Although there are many advantages to trading with China, not the least of which is the import of goods that Pakistan is unable to produce, experts say that the influx of cheap Chinese products is driving less competitive local manufacturers out of the market. Regardless of the pros and cons, the impact of Chinese goods on the Pakistan market is inescapable and in this respect, the two areas under the microscope in this issue of Aurora are the telecom sector and the two-wheeler industry.

China calling

According to Khurram Mahboob, the Chinese have invested approximately $10.6 billion in Pakistan’s telecom sector. China’s edge in the production of network technology and handsets has given it a massive leg up in these two crucial areas.

China’s impact on back end telecommunications services (including network core, equipment and network management) is evident from the fact that post 2006 onwards, Chinese companies (Huawei, ZTE, etc.,) have virtually taken over the management of telecom operator networks and are pushing European vendors out of the market. Huawei has been Ufone’s sole vendor for some time and recently Telenor has inked an end to end network contract with ZTE which is reportedly valued at $850 million.

Among the many reasons for the switch from European to Chinese vendors, the key one, says Syed Atif Shah, Deputy Account Director (Ufone account), Huawei Pakistan, is diminishing ARPUs, making it necessary for telecom operators to seek more cost effective solutions from Chinese vendors who “give the same top-class solutions at comparitively reasonable prices.”

A source at ZTE (which also currently handles 50% of PTCL’s network needs) says that Chinese companies are able to offer solutions that are nearly twice as cheap as their European counterparts because employees are paid less than the industry standard. A report by (the telecom blog) in November 2011 also pinpointed the same issue, saying that these companies have a high churn rate and employees are not satisfied with their benefits and working environment. Nevertheless, Chinese vendors are flourishing in Pakistan with the benefit being passed on to the end consumer in the form of cheaper call rates and a larger bouquet of services.

In addition to this, both Huawei and ZTE offer handsets, which have to-date only been pushed through the telecom operators. Both vendors plan to offer their branded handsets on the open market soon and thereby join the several branded and unbranded Chinese handset manufacturers who collectively account for 85% of all handsets imported into Pakistan.

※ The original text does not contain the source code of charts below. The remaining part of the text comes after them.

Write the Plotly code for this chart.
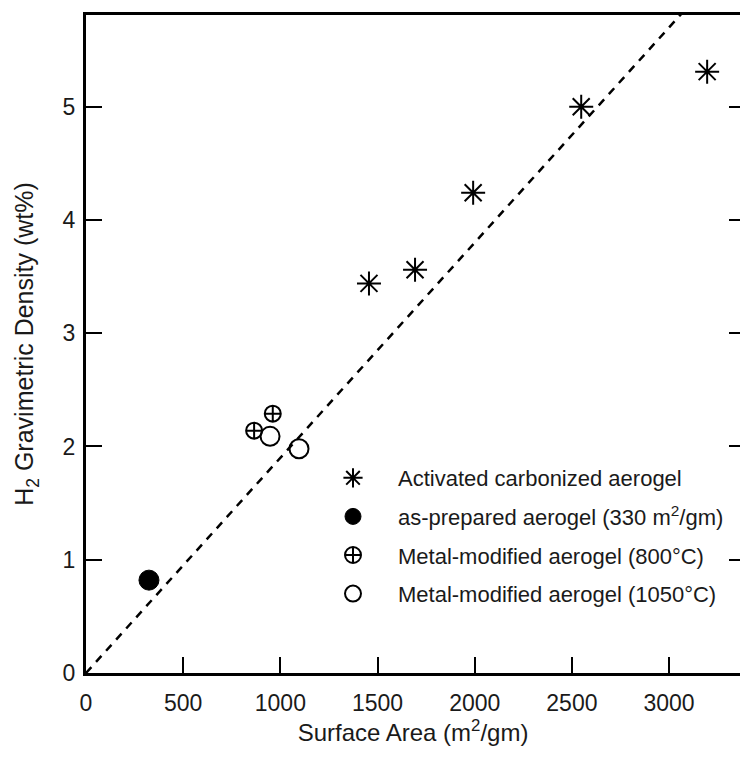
import plotly.graph_objects as go

# Data
act_x = [1456, 1693, 1992, 2548, 3196]
act_y = [3.44, 3.56, 4.24, 5.00, 5.31]

prep_x = [324]
prep_y = [0.82]

m800_x = [865, 961]
m800_y = [2.14, 2.29]

m1050_x = [947, 1096]
m1050_y = [2.09, 1.98]

fit_x = [0, 3100]
fit_y = [0, 5.89]

x_ticks = [0, 500, 1000, 1500, 2000, 2500, 3000]
y_ticks = [0, 1, 2, 3, 4, 5]

FONT = "Liberation Sans, Arial, sans-serif"
BLACK = "#000000"
TXT = "#1a1a1a"

fig = go.Figure()

fig.add_trace(go.Scatter(
    x=fit_x, y=fit_y, mode="lines",
    line=dict(color=BLACK, width=2.5, dash="8px,7px"),
    showlegend=False, hoverinfo="skip"))

fig.add_trace(go.Scatter(
    x=act_x, y=act_y, mode="markers", name="Activated carbonized aerogel",
    marker=dict(symbol="asterisk-open", size=20, color=BLACK,
                line=dict(color=BLACK, width=2)),
    legendgroup="a"))

fig.add_trace(go.Scatter(
    x=prep_x, y=prep_y, mode="markers",
    name="as-prepared aerogel (330 m<sup>2</sup>/gm)",
    marker=dict(symbol="circle", size=20, color=BLACK,
                line=dict(color=BLACK, width=1)),
    legendgroup="b"))

fig.add_trace(go.Scatter(
    x=m800_x, y=m800_y, mode="markers",
    name="Metal-modified aerogel (800°C)",
    marker=dict(symbol="circle-cross-open", size=16, color=BLACK,
                line=dict(color=BLACK, width=2)),
    legendgroup="c"))

fig.add_trace(go.Scatter(
    x=m1050_x, y=m1050_y, mode="markers",
    name="Metal-modified aerogel (1050°C)",
    marker=dict(symbol="circle-open", size=19, color=BLACK,
                line=dict(color=BLACK, width=2)),
    legendgroup="d"))

# invisible trace to drive right-hand ticks
fig.add_trace(go.Scatter(x=[0], y=[0], yaxis="y2", mode="markers",
                         marker=dict(opacity=0), showlegend=False,
                         hoverinfo="skip"))

fig.update_layout(
    width=740, height=757,
    margin=dict(l=86, r=0, t=15, b=84, autoexpand=False),
    paper_bgcolor="white", plot_bgcolor="white",
    font=dict(family=FONT, size=23, color=TXT),
    xaxis=dict(
        range=[0, 3365], tickvals=x_ticks, ticks="inside", ticklen=16,
        tickwidth=2, tickcolor=BLACK, showline=True, linewidth=3,
        linecolor=BLACK, mirror=True, showgrid=False, zeroline=False,
        automargin=False, ticklabelstandoff=7,
        title=dict(text="Surface Area (m<sup>2</sup>/gm)", standoff=8,
                   font=dict(size=24, color=TXT)),
        tickfont=dict(size=23, color=TXT)),
    yaxis=dict(
        range=[0, 5.81], tickvals=y_ticks, ticks="inside", ticklen=16,
        tickwidth=2, tickcolor=BLACK, showline=True, linewidth=3,
        linecolor=BLACK, mirror=False, showgrid=False, zeroline=False,
        automargin=False, ticklabelstandoff=3,
        title=dict(text="H<sub>2</sub> Gravimetric Density (wt%)",
                   standoff=22, font=dict(size=25, color=TXT)),
        tickfont=dict(size=23, color=TXT)),
    yaxis2=dict(
        overlaying="y", side="right", matches="y", range=[0, 5.81],
        tickvals=y_ticks, ticks="inside", ticklen=11, tickwidth=2,
        tickcolor=BLACK, showticklabels=False, showline=False,
        showgrid=False, zeroline=False, automargin=False),
    legend=dict(
        x=(308 - 86) / 654, y=(673 - 457) / 658, xanchor="left",
        yanchor="top", bgcolor="rgba(0,0,0,0)", borderwidth=0,
        font=dict(size=22, family=FONT, color=TXT), itemwidth=80,
        tracegroupgap=7, traceorder="grouped"),
)

fig.write_html("out.html", config={"displayModeBar": False},
               post_script="document.body.style.margin='0';document.body.style.overflow='hidden';")
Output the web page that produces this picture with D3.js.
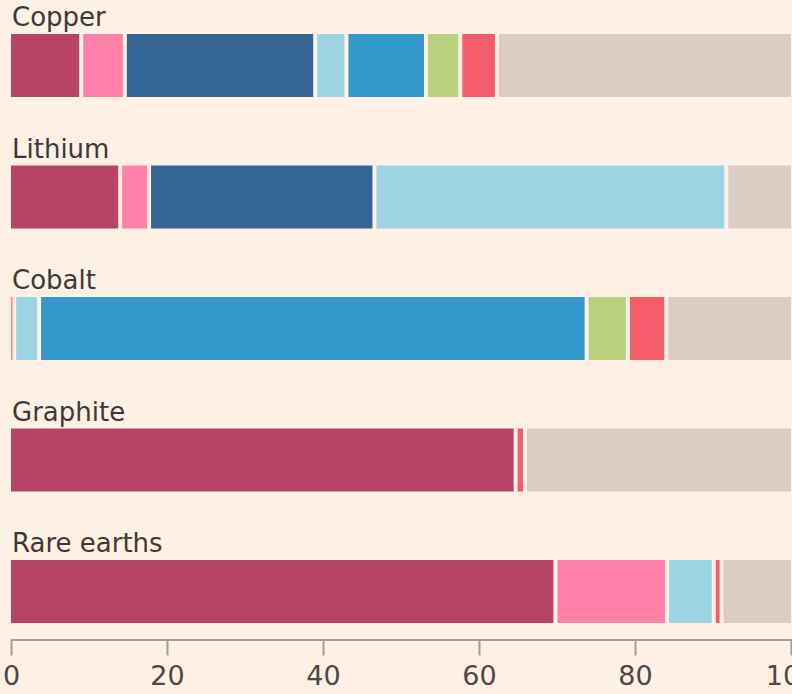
<!DOCTYPE html>
<html>
<head>
<meta charset="utf-8">
<script src="https://cdn.jsdelivr.net/npm/d3@7"></script>
<style>
  html, body { margin: 0; padding: 0; background: #fff1e5; }
  svg { display: block; }
</style>
</head>
<body>
<script>
var WIDTH = 792, HEIGHT = 694;

// minerals, top to bottom
var minerals = ["Copper", "Lithium", "Cobalt", "Graphite", "Rare earths"];

// share of production (%) per producer, same order as minerals
var producers = ["China", "US", "Chile", "Australia", "DR Congo", "Indonesia", "Russia", "Other"];
var china     = [9.0, 14.0, 0,    64.7, 69.8];
var us        = [5.6, 3.7,  0.4,  0,    14.3];
var chile     = [24.4, 28.9, 0,   0,    0];
var australia = [4.0, 45.1, 3.2,  0,    6.0];
var drCongo   = [10.2, 0,   70.2, 0,    0];
var indonesia = [4.4, 0,    5.3,  0,    0];
var russia    = [4.7, 0,    4.9,  1.2,  1.0];
var other     = [37.7, 8.3, 16.0, 34.1, 8.9];

var colours = ["#b74467", "#ff80a8", "#356593", "#9dd4e3", "#3498cd", "#b9d17f", "#f55d6a", "#dbcdc3"];
var xTicks = [0, 20, 40, 60, 80, 100];

var seriesValues = [china, us, chile, australia, drCongo, indonesia, russia, other];

// build rows for the stack
var rows = minerals.map(function(m, i) {
  var row = { mineral: m };
  producers.forEach(function(p, j) { row[p] = seriesValues[j][i]; });
  return row;
});

var stacked = d3.stack().keys(producers)(rows);

var x = d3.scaleLinear().domain([0, 100]).range([11, 791]);
var y = d3.scaleBand().domain(minerals).range([34, 34 + 131.5 * minerals.length]);
var BAR_H = 63;
var GAP = 2; // half of the gap between segments
var FONT = "'DejaVu Sans', Verdana, sans-serif";

var svg = d3.select("body").append("svg")
  .attr("width", WIDTH)
  .attr("height", HEIGHT);

var colour = d3.scaleOrdinal().domain(producers).range(colours);

svg.selectAll("g.layer")
  .data(stacked)
  .enter().append("g")
  .attr("class", "layer")
  .attr("fill", function(d) { return colour(d.key); })
  .selectAll("rect")
  .data(function(d) { return d.filter(function(s) { return s[1] - s[0] > 0; }); })
  .enter().append("rect")
  .attr("x", function(d) { return x(d[0]) + (d[0] > 0 ? GAP : 0); })
  .attr("y", function(d) { return y(d.data.mineral); })
  .attr("height", BAR_H)
  .attr("width", function(d) {
    var x0 = x(d[0]) + (d[0] > 0 ? GAP : 0);
    var x1 = x(d[1]) - (d[1] < 99.95 ? GAP : 0);
    return Math.max(x1 - x0, 1.6);
  });

// mineral labels above each bar
svg.selectAll("text.label")
  .data(minerals)
  .enter().append("text")
  .attr("class", "label")
  .attr("x", 12)
  .attr("y", function(d) { return y(d) - 8; })
  .style("font-family", FONT)
  .style("font-size", "26px")
  .style("fill", "#3d3936")
  .text(function(d) { return d; });

// x axis
var axis = svg.append("g")
  .attr("transform", "translate(0,639.5)")
  .call(d3.axisBottom(x).tickValues(xTicks).tickSize(16).tickSizeOuter(0).tickPadding(10));

axis.select(".domain").attr("stroke", "#a39d97").attr("stroke-width", 2);
axis.selectAll(".tick line").attr("stroke", "#a39d97").attr("stroke-width", 2);
axis.selectAll(".tick text")
  .style("font-family", FONT)
  .style("font-size", "27px")
  .attr("fill", "#4d4845");
</script>
</body>
</html>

Chinese handsets are generally cheap ($15-30) and yet feature-enriched (dual SIM, high megapixel cameras etc.) and it is estimated that Pakistanis spend Rs 1.2 million on low end phones per month (70% of which are Chinese). The proliferation of these handsets has made survival difficult for big players like Nokia and Samsung who have fought back with their own dual SIM, low end handsets. In this struggle, many players who previously imported unbranded sets from China have gone legit. MegaGate and QMobile are two excellent and successful brands to have emerged as a result of this trend (while both companies are 100% Pakistani, their technology is 100% Chinese). According to informed sources, given China’s expertise in telecommunications equipment and electronics, its current influence on Pakistan’s telecom market is merely the tip of the iceberg.

The war on two wheels

In 2003, when Aurora first covered Pakistan’s two-wheeler industry, Japanese motorcycle manufacturers (Honda, Suzuki and Yamaha) were already under pressure from Pakistani assemblers importing cheap Chinese spare parts because of a reduction in import duties in 2001. As a result, the Japanese had to reduce the prices of their motorcycles by Rs 10,000. After the Musharraf era’s FTA with China the competition has only intensified.

The two-wheeler market has expanded with the inclusion of 60-70 registered Chinese assemblers (accounting for 55% of all production) who offer a significantly cheaper product.

A Chinese 70cc motorbike (the most popular category in Pakistan) is priced at Rs 38,000-41,000, whereas the Japanese version costs Rs 65,000. In terms of overall growth, the two-wheeler industry manufactured a record 1.5 million motorbikes in 2011 (a decade ago, the output was 122,000 units), in addition to this, the industry has managed to achieve 85-90% localisation (although this statistic is heavily debated).

The Chinese are able to offer a cheaper product because of lower levels of investment and fewer overhead costs. However, this is not really the problem. The issue is the rampant smuggling and under-invoicing of motorcycle parts. According to an October 2011 report by The News, millions of rupees worth of under-invoiced parts come into the country from China every year. These cheap parts are not only likely to be substandard in nature (Chinese motorbikes are notorious for being of low quality), they are also extremely harmful to the local motorcycle parts industry which has been working hard to achieve higher levels of localisation and provides employment to hundreds of people.

According to Arshad Amin Awan, a member of the managing committee of the Pakistan Association of Automotive Parts Accessories Manufacturers (PAAPAM), in an industry which is highly cost-sensitive and earns profits on volumes, this situation can discourage further investment by the larger, organised sector players. Awan also believes that the reduction of import duties as proposed under the Auto Industry Development Programme (AIDP) will create hindrances in terms of local investment while facilitating importers and Chinese assemblers.

The Chinese assemblers, on the other hand, believe that government policy is strongly in favour of the Japanese players and are lobbying to reduce the import duty on CBU units, which currently stands at 65% in order to encourage localisation and local assembly. The Chinese assemblers argue that if small cars can be imported into Pakistan at a CBU duty of 50%, then duty on motorcycles needs to be reduced so that better technology can be brought into Pakistan. They also point out that since Chinese assemblers are now responsible for producing more motorcycles in Pakistan, they deserve greater government support.

Tying up the camel

In a commercial and economic sense, China is playing an increasingly important role in many Pakistani industries. Although some degree of dependence on other countries lies at the heart of the globalisation phenomenon, there is a need to check China’s impact, especially the influx of cheap, unbranded and smuggled goods, which although they are attractive, are damaging the local economy. Pakistan’s trade policies in relation to China, say experts, could also benefit from a degree of rationalisation in order to protect local manufacturing and right the balance the trade. It is a case of ‘tying up the camel’ before it is too late.